Video
Author(s):
As new diagnoses appear, etiology is understood better and treated better, resulting in a decrease of prevalence rates.
Peter Andreas Netland, MD, PhD, professor and chair of ophthalmology, University of Virginia:
The prevalence rates are going up and down in different areas of that. I think overall, I'd have to check it, but I think it's similar. But there are some of the types of uveitis that are going way down, for example fuchs heterochromic iridocyclitis has almost disappeared for the US because the etiology is probably the rubella virus which we have a vaccine for, so it's sort of disappearing.
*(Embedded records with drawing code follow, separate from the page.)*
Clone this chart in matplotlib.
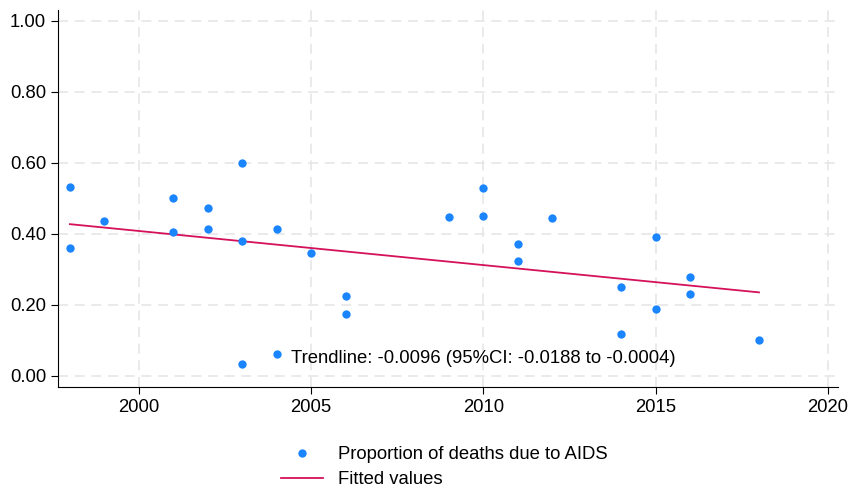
import numpy as np
import matplotlib
matplotlib.use("Agg")
import matplotlib.pyplot as plt

plt.rcParams['font.family'] = ['Liberation Sans', 'DejaVu Sans']

years = [1998, 1998, 1999, 2001, 2001, 2002, 2002, 2003, 2003, 2003,
         2004, 2004, 2005, 2006, 2006, 2009, 2010, 2010, 2011, 2011,
         2012, 2014, 2014, 2015, 2015, 2016, 2016, 2018]
prop_aids = [0.531, 0.360, 0.435, 0.500, 0.404, 0.472, 0.413, 0.598, 0.379, 0.034,
             0.413, 0.062, 0.345, 0.225, 0.174, 0.447, 0.528, 0.449, 0.371, 0.323,
             0.444, 0.250, 0.118, 0.390, 0.188, 0.278, 0.230, 0.101]
fit_x = [1998, 2018]
fit_y = [0.427, 0.235]
trend_text = "Trendline: -0.0096 (95%CI: -0.0188 to -0.0004)"

fig = plt.figure(figsize=(8.51, 4.96), dpi=100)
ax = fig.add_axes([0.068, 0.22, 0.917, 0.76])

ax.plot(years, prop_aids, 'o', color='#1a85ff', ms=6, mec='none',
        label='Proportion of deaths due to AIDS', zorder=3)
ax.plot(fit_x, fit_y, '-', color='#d41159', lw=1.3, label='Fitted values', zorder=2)
ax.text(2004.42, 0.048, trend_text, fontsize=13.3, va='center', ha='left')

ax.set_xlim(1997.65, 2020.3)
ax.set_ylim(-0.031, 1.03)
ax.set_xticks([2000, 2005, 2010, 2015, 2020])
ax.set_yticks([0, 0.2, 0.4, 0.6, 0.8, 1.0])
ax.set_yticklabels(['0.00', '0.20', '0.40', '0.60', '0.80', '1.00'])
ax.tick_params(labelsize=13.3, length=5, direction='out')
ax.grid(True, color='#e6e6e6', ls=(0, (6, 4)), lw=1.2)
ax.set_axisbelow(True)
for s in ['top', 'right']:
    ax.spines[s].set_visible(False)

fig.legend(loc='upper center', bbox_to_anchor=(0.522, 0.134), frameon=False,
           fontsize=13.3, ncol=1, handlelength=2.3, handletextpad=0.8,
           labelspacing=0.45)

fig.savefig('out.png', dpi=100)
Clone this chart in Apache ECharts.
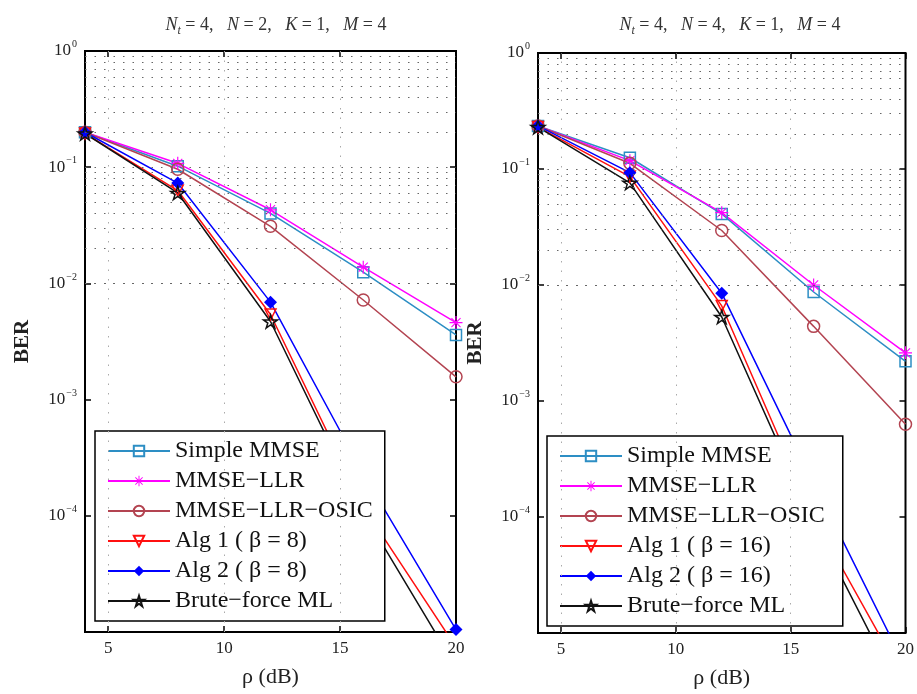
<!DOCTYPE html>
<html>
<head>
<meta charset="utf-8">
<script src="https://cdn.jsdelivr.net/npm/echarts@6/dist/echarts.min.js"></script>
<style>
html, body { margin: 0; padding: 0; background: #fff; }
#draw { width: 917px; height: 694px; }
</style>
</head>
<body>
<div id="draw"></div>
<script>
// x axis: rho in dB
var snr = [4, 8, 12, 16, 20];
var xTicks = [5, 10, 15, 20];
var decades = [1e-5, 1e-4, 1e-3, 1e-2, 1e-1, 1];

var namesLeft = ['Simple MMSE', 'MMSE\u2212LLR', 'MMSE\u2212LLR\u2212OSIC',
  'Alg 1 ( \u03b2 = 8)', 'Alg 2 ( \u03b2 = 8)', 'Brute\u2212force ML'];
var namesRight = ['Simple MMSE ', 'MMSE\u2212LLR ', 'MMSE\u2212LLR\u2212OSIC ',
  'Alg 1 ( \u03b2 = 16)', 'Alg 2 ( \u03b2 = 16)', 'Brute\u2212force ML '];

// left panel: Nt=4, N=2
var simpleL = [0.20, 0.102, 0.040, 0.0125, 0.0036];
var llrL    = [0.20, 0.108, 0.043, 0.0138, 0.0046];
var osicL   = [0.20, 0.096, 0.031, 0.0072, 0.00157];
var alg1L   = [0.195, 0.063, 0.0054, 1.2e-4, 7.4e-6];
var alg2L   = [0.20, 0.073, 0.0069, 2.3e-4, 1.05e-5];
var mlL     = [0.195, 0.060, 0.0047, 1.07e-4, 5e-6];

// right panel: Nt=4, N=4
var simpleR = [0.235, 0.125, 0.041, 0.0087, 0.0022];
var llrR    = [0.235, 0.118, 0.042, 0.0100, 0.0026];
var osicR   = [0.235, 0.112, 0.0295, 0.0044, 0.00063];
var alg1R   = [0.23, 0.086, 0.0066, 1.0e-4, 3.8e-6];
var alg2R   = [0.235, 0.093, 0.0085, 2.0e-4, 5.1e-6];
var mlR     = [0.23, 0.076, 0.0053, 8.9e-5, 2.5e-6];

var minorGrid = [];
for (var d = 0; d < decades.length - 1; d++) {
  for (var m = 2; m <= 9; m++) minorGrid.push(m * decades[d]);
}

var FONT = '"Liberation Serif", "DejaVu Serif", serif';
var STAR = 'path://M0,-10L2.25,-3.09L9.51,-3.09L3.63,1.18L5.88,8.09L0,3.82L-5.88,8.09L-3.63,1.18L-9.51,-3.09L-2.25,-3.09Z';
var ASTER = 'path://M-0.9,-10L0.9,-10L0.9,10L-0.9,10Z M-10,-0.9L10,-0.9L10,0.9L-10,0.9Z ' +
  'M-6.43,-7.57L7.57,6.43L6.43,7.57L-7.57,-6.43Z M7.57,-6.43L-6.43,7.57L-7.57,6.43L6.43,-7.57Z';

var styles = [
  { color: '#2d8ec4', symbol: 'rect', size: 11, filled: false },
  { color: '#ff00ff', symbol: ASTER, size: 13, filled: true },
  { color: '#b34451', symbol: 'circle', size: 12, filled: false },
  { color: '#ff1010', symbol: 'triangle', size: 11, filled: false, rotate: 180 },
  { color: '#0000ff', symbol: 'diamond', size: 13, filled: true },
  { color: '#111111', symbol: STAR, size: 14, filled: false }
];

function toPairs(ys) {
  return snr.map(function (x, i) { return [x, ys[i]]; });
}

function makeSeries(name, ys, st, gi) {
  return {
    type: 'line',
    name: name,
    xAxisIndex: gi,
    yAxisIndex: gi,
    data: toPairs(ys),
    symbol: st.symbol,
    symbolSize: st.size,
    symbolRotate: st.rotate || 0,
    symbolKeepAspect: true,
    showAllSymbol: true,
    clip: true,
    z: 3,
    lineStyle: { color: st.color, width: 1.5 },
    itemStyle: {
      color: st.filled ? st.color : 'rgba(255,255,255,0)',
      borderColor: st.color,
      borderWidth: st.filled ? 0 : 1.5
    },
    emphasis: { disabled: true }
  };
}

function gridSeries(gi) {
  var lines = [];
  minorGrid.concat(decades.slice(1, 5)).forEach(function (v) {
    lines.push({ yAxis: v });
  });
  xTicks.slice(0, 3).forEach(function (v) {
    lines.push({ xAxis: v, lineStyle: { color: '#aaa' } });
  });
  return {
    type: 'line',
    name: 'grid' + gi,
    xAxisIndex: gi,
    yAxisIndex: gi,
    data: [],
    silent: true,
    z: 1,
    markLine: {
      silent: true,
      animation: false,
      symbol: ['none', 'none'],
      label: { show: false },
      lineStyle: { color: '#666', type: [1.5, 8], width: 1 },
      data: lines
    }
  };
}

function xAx(gi, bottom) {
  return {
    type: 'value',
    gridIndex: gi,
    position: bottom ? 'bottom' : 'top',
    min: 4,
    max: 20,
    name: bottom ? '\u03c1 (dB)' : '',
    nameLocation: 'middle',
    nameGap: 34,
    nameTextStyle: { fontFamily: FONT, fontSize: 22, color: '#222' },
    axisLine: { show: false },
    axisTick: { show: true, inside: true, length: 6, customValues: xTicks,
      lineStyle: { color: '#000', width: 1.5 } },
    axisLabel: { show: bottom, customValues: xTicks, margin: 8,
      fontFamily: FONT, fontSize: 17, color: '#222' },
    splitLine: { show: false }
  };
}

function yAx(gi, left, gap) {
  return {
    type: 'log',
    logBase: 10,
    gridIndex: gi,
    position: left ? 'left' : 'right',
    min: 1e-5,
    max: 1,
    name: left ? 'BER' : '',
    nameLocation: 'middle',
    nameGap: gap,
    nameTextStyle: { fontFamily: FONT, fontSize: 21, fontWeight: 'bold', color: '#222' },
    axisLine: { show: false },
    axisTick: { show: true, inside: true, length: 6,
      lineStyle: { color: '#000', width: 1.5 } },
    axisLabel: {
      show: left,
      margin: 8,
      formatter: function (v) {
        var e = Math.round(Math.log(v) / Math.LN10);
        if (e <= -5) return '';
        return '{b|10}{s|' + (e < 0 ? '\u2212' + (-e) : e) + '}';
      },
      rich: {
        b: { fontFamily: FONT, fontSize: 17, color: '#222' },
        s: { fontFamily: FONT, fontSize: 10, color: '#222', padding: [0, 0, 13, 1] }
      }
    },
    splitLine: { show: false }
  };
}

function makeLegend(names, left, top) {
  return {
    data: names,
    orient: 'vertical',
    left: left,
    top: top,
    itemWidth: 62,
    itemHeight: 13,
    itemGap: 6,
    padding: [8, 12, 8, 12],
    backgroundColor: '#fff',
    borderColor: '#000',
    borderWidth: 1.5,
    selectedMode: false,
    textStyle: { fontFamily: FONT, fontSize: 24, lineHeight: 23, color: '#111' }
  };
}

function makeTitle(nVal, centerX) {
  return {
    text: '{i|N}{sub|t}{n| = 4,   }{i|N}{n| = ' + nVal + ',   }{i|K}{n| = 1,   }{i|M}{n| = 4}',
    left: centerX,
    top: 9,
    textAlign: 'center',
    textStyle: {
      fontWeight: 'normal',
      rich: {
        i: { fontFamily: FONT, fontStyle: 'italic', fontWeight: 'normal', fontSize: 18, color: '#333' },
        n: { fontFamily: FONT, fontWeight: 'normal', fontSize: 18, color: '#333' },
        sub: { fontFamily: FONT, fontStyle: 'italic', fontWeight: 'normal', fontSize: 12, color: '#333', padding: [11, 0, 0, 0] }
      }
    }
  };
}

var chart = echarts.init(document.getElementById('draw'));

var series = [gridSeries(0), gridSeries(1)];
var left = [simpleL, llrL, osicL, alg1L, alg2L, mlL];
var right = [simpleR, llrR, osicR, alg1R, alg2R, mlR];
for (var i = 0; i < 6; i++) {
  series.push(makeSeries(namesLeft[i], left[i], styles[i], 0));
}
for (var j = 0; j < 6; j++) {
  series.push(makeSeries(namesRight[j], right[j], styles[j], 1));
}

var option = {
  animation: false,
  backgroundColor: '#fff',
  title: [makeTitle(2, 271), makeTitle(4, 725)],
  legend: [makeLegend(namesLeft, 95, 431), makeLegend(namesRight, 547, 436)],
  grid: [
    { left: 85, top: 51, width: 371, height: 581, show: true,
      borderColor: '#000', borderWidth: 2, backgroundColor: '#fff' },
    { left: 538, top: 53, width: 373, height: 582, show: true,
      borderColor: '#000', borderWidth: 2, backgroundColor: '#fff' }
  ],
  xAxis: [xAx(0, true), xAx(1, true), xAx(0, false), xAx(1, false)],
  yAxis: [yAx(0, true, 52), yAx(1, true, 52), yAx(0, false, 0), yAx(1, false, 0)],
  series: series
};

chart.setOption(option);
</script>
</body>
</html>
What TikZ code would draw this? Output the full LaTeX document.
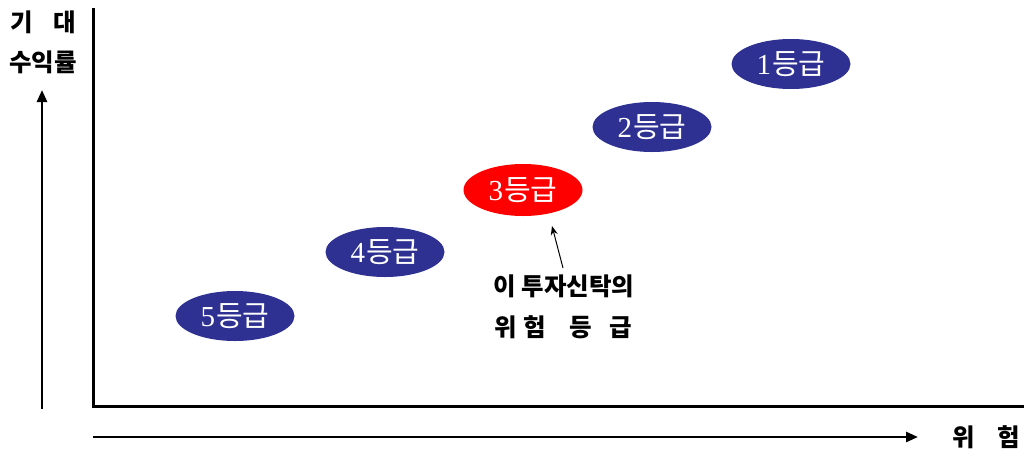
\documentclass[tikz,border=0pt]{standalone}
\usepackage{fontspec}
\newfontfamily\kr{Noto Sans CJK KR}
\newfontfamily\serifdigit{Liberation Serif}
\usetikzlibrary{shapes.geometric,arrows.meta}
\definecolor{navy}{HTML}{2E3192}
\definecolor{redfill}{HTML}{FF0000}
\begin{document}
\begin{tikzpicture}[x=1pt,y=-1pt,
  grade/.style={ellipse,fill=navy,draw=none,minimum width=119pt,minimum height=50pt,inner sep=0pt,text=white,font=\fontsize{29}{29}\selectfont},
  lbl/.style={font=\kr\bfseries\fontsize{24.5}{24.5}\selectfont,inner sep=0pt},
  axis/.style={line width=3pt},
  dirarrow/.style={line width=2.6pt,-{Triangle[length=12pt,width=10pt]}}]
\useasboundingbox (0,0) rectangle (1024,450);
% axes
\coordinate (o) at (93,406);
\coordinate (ytop) at (93,8);
\coordinate (xend) at (1024,406);
\draw[axis] (ytop) -- (o) -- (xend);
% direction arrows
\coordinate (ua) at (42,409);
\coordinate (ub) at (42,90);
\draw[dirarrow] (ua) -- (ub);
\coordinate (ra) at (93,437);
\coordinate (rb) at (918,437);
\draw[dirarrow] (ra) -- (rb);
% axis labels
\node[lbl] (l1) at (43,22) {기\hspace{0.85em}대};
\node[lbl] (l2) at (43,62) {수익률};
\node[lbl] (l3) at (986,437) {위\hspace{0.9em}험};
% grades
\node[grade] (g1) at (791,64) {\serifdigit 1\kr\hspace{0.03em}등급};
\node[grade] (g2) at (652,127) {\serifdigit 2\kr\hspace{0.03em}등급};
\node[grade,fill=redfill,minimum height=52pt] (g3) at (523,190) {\serifdigit 3\kr\hspace{0.03em}등급};
\node[grade] (g4) at (385,252) {\serifdigit 4\kr\hspace{0.03em}등급};
\node[grade] (g5) at (235,316) {\serifdigit 5\kr\hspace{0.03em}등급};
% annotation
\node[lbl] (t1) at (564,286) {이 투자신탁의};
\node[lbl] (t2) at (563,327) {위\hspace{0.3em}험\hspace{0.95em}등\hspace{0.7em}급};
\coordinate (pa) at (563,268);
\coordinate (pb) at (552,226);
\draw[line width=1pt,-{Stealth[length=9pt,width=7pt]}] (pa) -- (pb);
\end{tikzpicture}
\end{document}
But we still see it in immigrant populations, but it's very low now whereas other populations have gone up.
So I think the overall rate of just inflammatory disease and causing eye problems is probably pretty similar although the specific causes have changed over time. And that's been going on a long time, you know back in the 1920s and 30s there were a completely different set of diseases in 1940s and 50s and 60s that caused a lot of inflammatory problems in eye disease.
You know thinking of some examples that have really essentially almost disappeared, but so we're still going through that evolution of finding, you know, diagnoses appear etiologies understood better, is treated better and then the prevalence rates decrease. But then new things have popped up to fill that that void, so I think overall, it's still a problem that we have to deal with in clinical practice. You know we will see a certain percentage of patients that will have it, that rate, I mean they don't seem to be disappearing even though there are some types of those patients that we seem to be seeing a little bit less of nowadays.